Job takes a look in the mirror. He brushes his teeth and slaps his face, trying to wake up for his first day on the job as a maintenance man at the local zoo. Staring back at him is a man with a blonde mullet and a face full of stubble, a beer gut contained only by a stained white tank top and sweatpants.
He lives in a one-bedroom home. His moods determine the wallpaper, decorations and furniture in the house. Something seems to be missing; he can’t get his comfort level back into the green.
He is lonely because he has no friends. He cries upward, out beyond his world, for assistance, for a salvation that never comes. He feels abandoned by his creator, his father, his God.
In the computer game, The Sims, you create a man or a woman, then monitor your creation through various meters that dictate the amount of assistance needed to help the virtual being live a digital life — with dangers and comforts found in reality, including death. I made Job. I helped him through the tough times by forcing him to read books and watch TV. But it wasn’t enough. His happiness plummeted after about two months of living alone. So I created a family and moved them into a home I built next door. Their last name was Beelzebub.
When I ordered Job to start playing chess with Lucifer, his oldest son, he began to find happiness through this new relationship, but his health dropped because he had troubles in the kitchen, always burning his food and starting grease fires. He could use the microwave successfully, but his energy level was not augmented by the microwave meals. He had to learn to prepare something more substantial, so I bought him a cookbook and he finally got the hang of things.
I kept him in shape by adding an indoor gym to the home. I also had him find a job in the newspaper as a zoo maintenance man. He read mechanics and physics books to further his knowledge of the job and improve his income . He got a raise after a few months; I was so proud.
I watched his meters — one for bladder capacity, one for hunger, one for comfort, and so on. I did all the right things to keep these meters in the green, to keep Job happy. I became so involved with Jobs’ life that soon I was seeing those green bars in my own. A full bladder would flash a red bar in front of my eyes. I walked like a robot to the bathroom. When I felt out of place, my comfort bar would flash violently and I would put on music or take a nap to get my levels back in check. But, sadly, harmonizing my life within the guidelines of The Sims could only work up to a point.
Job seemed to have his life together. I didn’t have to direct him to the bathroom any longer; he started to do it on his own, like a toddler who had been potty-trained. His artificial intelligence was at its highest level and he lived without any assistance; soon it became an effortless bore to keep his bars in the green. I began to let Job go. Though I left The Sims on, I ignored Job. Busy with other things, I listened as he screamed when a thief took all of his belongings. When he missed work because his alarm clock had been stolen, and was consequently fired, his crying increased. He ran out of money, and then food. I had the power to help him, but instead, I sat on my couch and shook my head, appalled at my apathy, but sickened by his weakness.
Watching him squirm
I began to take a sadistic pleasure in watching him squirm. I enjoyed the fact that he realized he needed my help. I had the power to change things, but I no longer wanted to change them for the better. Rather, I began to take an active role in making his life miserable. I switched all the wallpaper in the house to children’s patterns, causing his comfort level to drop further. I walled up the doors to the bedroom and bathroom, watching him whimper and hold his crotch in front of what was the bathroom door, now only a repetitive clown pattern — one of the cheapest wallpapers I could find. In desperation, Job found a way to get his bladder back to the green: he wet himself, sending his comfort meter violently into the red. Embarrassed, he hung his head and scuffed his feet, then burst into tears. After a few minutes of crying he made his way to the only refuge that remained, the pool.
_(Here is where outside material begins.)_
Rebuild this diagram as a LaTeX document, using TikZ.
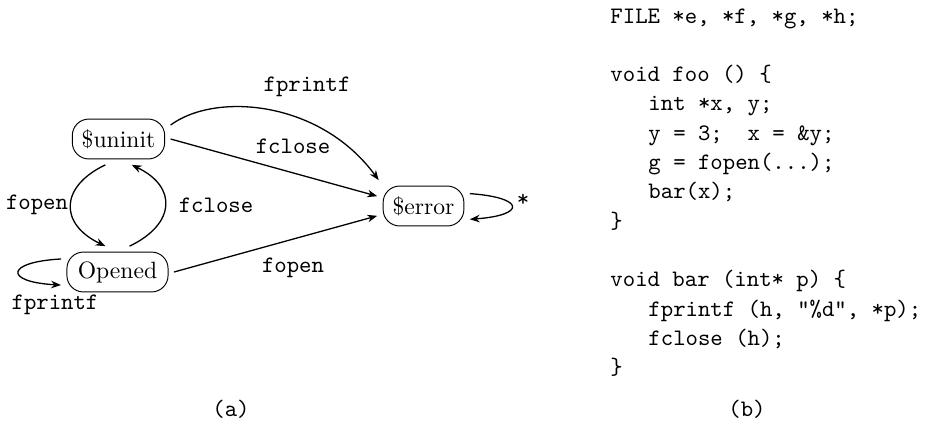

While he swam, Lucifer came over and I added some food to the home. But Lucifer’s cooking ability was terrible and flames destroyed the kitchen and consumed him as well. Feeling some sympathy as I watched Lucifer’s tombstone being placed by the home, I decided to allow Job an escape from the purgatory I had constructed for him. I took away the ladder in the pool. He waded in the water as long as he could until finally his energy gave out and another tombstone appeared in front of the now empty and burning home.
Of course, in The Sims a burning home is easily fixed — a new one built in its place with little more than a click of a button. With fresh walls and a new kitchen of updated appliances, a new Job could live to old age blessed with prosperity, companionship and purpose. There was a strange sort of comfort in that; my computer offered me a fantastic landscape in which a second life is only a death away.